● **Work instructions**
Identify each line below that contains the word "chart", and copy it out.
___
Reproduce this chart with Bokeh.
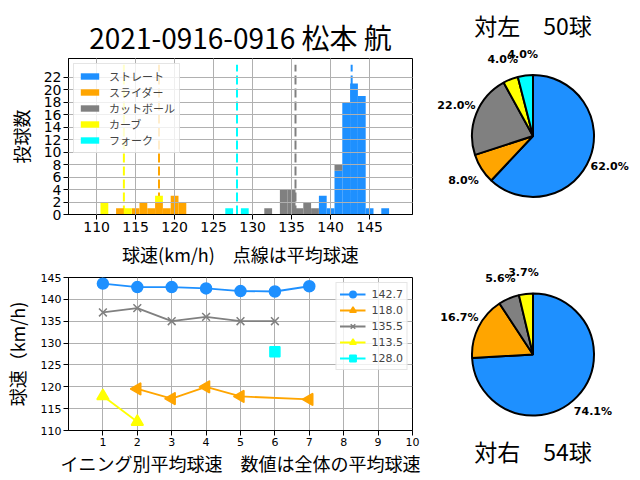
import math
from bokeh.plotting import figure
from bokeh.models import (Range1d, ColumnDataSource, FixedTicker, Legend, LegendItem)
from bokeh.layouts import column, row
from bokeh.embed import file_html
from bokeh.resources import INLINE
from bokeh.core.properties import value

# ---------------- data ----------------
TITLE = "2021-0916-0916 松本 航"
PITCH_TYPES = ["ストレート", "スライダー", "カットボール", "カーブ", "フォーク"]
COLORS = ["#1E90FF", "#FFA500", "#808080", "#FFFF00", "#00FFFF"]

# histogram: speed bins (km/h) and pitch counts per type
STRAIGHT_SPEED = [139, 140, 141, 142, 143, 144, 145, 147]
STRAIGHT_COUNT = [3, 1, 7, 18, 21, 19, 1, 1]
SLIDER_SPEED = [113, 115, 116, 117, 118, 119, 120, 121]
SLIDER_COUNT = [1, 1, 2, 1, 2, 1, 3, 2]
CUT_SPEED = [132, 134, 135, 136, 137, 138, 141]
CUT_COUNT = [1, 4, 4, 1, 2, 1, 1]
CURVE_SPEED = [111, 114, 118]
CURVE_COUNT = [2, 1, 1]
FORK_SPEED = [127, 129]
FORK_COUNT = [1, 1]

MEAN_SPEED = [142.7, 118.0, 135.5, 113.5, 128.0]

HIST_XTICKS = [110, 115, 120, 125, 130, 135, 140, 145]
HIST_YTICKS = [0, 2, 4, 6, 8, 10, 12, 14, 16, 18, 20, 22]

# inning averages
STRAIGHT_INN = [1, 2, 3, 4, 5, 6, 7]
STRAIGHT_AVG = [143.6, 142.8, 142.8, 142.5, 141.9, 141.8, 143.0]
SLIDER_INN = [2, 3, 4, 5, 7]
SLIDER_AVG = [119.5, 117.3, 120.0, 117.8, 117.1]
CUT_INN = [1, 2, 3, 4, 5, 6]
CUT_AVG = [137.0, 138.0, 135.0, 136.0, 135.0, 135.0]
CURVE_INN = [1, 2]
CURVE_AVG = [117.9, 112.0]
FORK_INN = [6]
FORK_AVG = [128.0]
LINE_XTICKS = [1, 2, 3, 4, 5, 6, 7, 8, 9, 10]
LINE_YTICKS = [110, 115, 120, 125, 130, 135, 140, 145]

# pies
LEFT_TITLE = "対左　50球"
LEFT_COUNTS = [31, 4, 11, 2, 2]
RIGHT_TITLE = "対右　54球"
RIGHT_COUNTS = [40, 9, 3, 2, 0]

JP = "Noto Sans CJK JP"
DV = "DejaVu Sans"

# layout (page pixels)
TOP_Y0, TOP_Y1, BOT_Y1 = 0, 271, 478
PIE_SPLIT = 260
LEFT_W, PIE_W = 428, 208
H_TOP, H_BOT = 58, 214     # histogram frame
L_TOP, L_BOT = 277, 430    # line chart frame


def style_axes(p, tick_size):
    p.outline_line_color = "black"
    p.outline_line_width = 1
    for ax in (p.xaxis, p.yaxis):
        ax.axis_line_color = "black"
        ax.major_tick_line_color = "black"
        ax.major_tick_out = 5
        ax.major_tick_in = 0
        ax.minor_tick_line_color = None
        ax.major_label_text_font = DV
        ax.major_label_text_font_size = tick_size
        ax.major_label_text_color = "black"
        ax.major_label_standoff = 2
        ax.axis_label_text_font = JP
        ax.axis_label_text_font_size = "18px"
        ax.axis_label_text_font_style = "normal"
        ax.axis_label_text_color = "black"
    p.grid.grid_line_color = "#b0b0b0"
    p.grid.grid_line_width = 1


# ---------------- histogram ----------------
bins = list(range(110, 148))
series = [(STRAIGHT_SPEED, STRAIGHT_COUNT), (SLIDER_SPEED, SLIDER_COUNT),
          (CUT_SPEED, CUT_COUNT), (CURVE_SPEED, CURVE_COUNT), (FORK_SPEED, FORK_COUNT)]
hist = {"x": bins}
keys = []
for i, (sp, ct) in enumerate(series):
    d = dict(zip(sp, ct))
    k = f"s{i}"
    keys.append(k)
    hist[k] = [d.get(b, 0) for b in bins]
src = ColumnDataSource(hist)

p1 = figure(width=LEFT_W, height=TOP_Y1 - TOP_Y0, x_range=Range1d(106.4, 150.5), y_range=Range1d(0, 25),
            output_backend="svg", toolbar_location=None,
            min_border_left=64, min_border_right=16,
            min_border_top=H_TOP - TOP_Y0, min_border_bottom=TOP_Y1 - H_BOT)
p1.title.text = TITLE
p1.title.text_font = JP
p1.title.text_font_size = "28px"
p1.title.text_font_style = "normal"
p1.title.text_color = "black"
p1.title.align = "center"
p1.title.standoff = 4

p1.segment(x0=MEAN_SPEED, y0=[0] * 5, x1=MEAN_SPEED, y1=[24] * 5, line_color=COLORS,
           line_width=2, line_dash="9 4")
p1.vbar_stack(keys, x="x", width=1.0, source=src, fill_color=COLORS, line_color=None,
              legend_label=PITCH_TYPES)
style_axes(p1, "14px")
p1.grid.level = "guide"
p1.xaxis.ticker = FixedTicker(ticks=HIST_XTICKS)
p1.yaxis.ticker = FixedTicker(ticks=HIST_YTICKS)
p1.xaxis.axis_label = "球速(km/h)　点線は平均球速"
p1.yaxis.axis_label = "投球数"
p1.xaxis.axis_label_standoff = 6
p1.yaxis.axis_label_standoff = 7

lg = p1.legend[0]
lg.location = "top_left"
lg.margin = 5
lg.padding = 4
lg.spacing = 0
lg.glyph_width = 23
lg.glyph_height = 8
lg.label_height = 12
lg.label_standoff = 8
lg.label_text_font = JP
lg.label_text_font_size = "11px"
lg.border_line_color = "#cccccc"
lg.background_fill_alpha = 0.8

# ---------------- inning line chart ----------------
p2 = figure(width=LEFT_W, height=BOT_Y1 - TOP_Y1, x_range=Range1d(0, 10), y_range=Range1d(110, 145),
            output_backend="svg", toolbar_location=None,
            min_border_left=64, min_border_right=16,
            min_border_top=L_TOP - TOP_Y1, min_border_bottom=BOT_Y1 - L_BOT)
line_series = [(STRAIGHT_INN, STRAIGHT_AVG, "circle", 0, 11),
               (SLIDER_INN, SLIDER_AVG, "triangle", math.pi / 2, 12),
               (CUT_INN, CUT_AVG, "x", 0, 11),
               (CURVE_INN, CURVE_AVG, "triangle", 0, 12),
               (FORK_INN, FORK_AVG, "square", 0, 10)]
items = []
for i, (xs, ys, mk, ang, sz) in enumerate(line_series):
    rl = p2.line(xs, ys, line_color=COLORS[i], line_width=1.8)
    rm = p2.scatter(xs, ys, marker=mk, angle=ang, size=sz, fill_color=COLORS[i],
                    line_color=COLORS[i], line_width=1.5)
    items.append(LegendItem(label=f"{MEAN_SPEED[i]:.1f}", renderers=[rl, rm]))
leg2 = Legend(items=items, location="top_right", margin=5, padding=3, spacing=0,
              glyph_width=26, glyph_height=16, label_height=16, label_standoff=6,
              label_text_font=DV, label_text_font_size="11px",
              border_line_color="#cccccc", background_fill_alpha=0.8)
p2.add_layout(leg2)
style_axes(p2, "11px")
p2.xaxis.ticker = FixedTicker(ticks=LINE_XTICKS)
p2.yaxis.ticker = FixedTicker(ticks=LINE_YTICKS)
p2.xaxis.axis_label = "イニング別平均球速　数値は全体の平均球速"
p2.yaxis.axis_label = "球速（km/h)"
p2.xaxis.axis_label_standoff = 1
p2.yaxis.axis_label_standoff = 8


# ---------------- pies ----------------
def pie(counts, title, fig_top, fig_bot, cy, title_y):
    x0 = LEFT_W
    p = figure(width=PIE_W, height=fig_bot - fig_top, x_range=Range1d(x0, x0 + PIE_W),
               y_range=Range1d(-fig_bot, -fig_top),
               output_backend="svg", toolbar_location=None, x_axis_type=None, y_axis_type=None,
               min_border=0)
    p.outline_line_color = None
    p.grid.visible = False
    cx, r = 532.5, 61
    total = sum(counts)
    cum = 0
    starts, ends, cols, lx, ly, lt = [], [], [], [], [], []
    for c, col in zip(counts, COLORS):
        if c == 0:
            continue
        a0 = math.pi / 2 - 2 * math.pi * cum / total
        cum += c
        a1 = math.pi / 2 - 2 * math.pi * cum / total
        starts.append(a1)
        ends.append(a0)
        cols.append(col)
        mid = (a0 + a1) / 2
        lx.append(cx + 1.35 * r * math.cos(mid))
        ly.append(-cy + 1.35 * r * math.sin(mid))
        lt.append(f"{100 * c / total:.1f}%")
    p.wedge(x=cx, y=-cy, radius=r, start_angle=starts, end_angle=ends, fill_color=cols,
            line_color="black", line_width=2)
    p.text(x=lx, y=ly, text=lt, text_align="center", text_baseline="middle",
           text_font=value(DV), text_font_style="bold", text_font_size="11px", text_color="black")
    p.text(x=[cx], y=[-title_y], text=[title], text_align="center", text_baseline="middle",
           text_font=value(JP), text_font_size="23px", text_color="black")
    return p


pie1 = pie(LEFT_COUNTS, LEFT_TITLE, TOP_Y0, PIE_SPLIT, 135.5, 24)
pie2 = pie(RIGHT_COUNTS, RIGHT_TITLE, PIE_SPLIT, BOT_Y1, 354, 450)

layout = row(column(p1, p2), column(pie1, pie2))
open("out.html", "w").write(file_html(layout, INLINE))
___
● **Reply to the exercise**
Reproduce this chart with Bokeh.
L_TOP, L_BOT = 277, 430    # line chart frame
# ---------------- inning line chart ----------------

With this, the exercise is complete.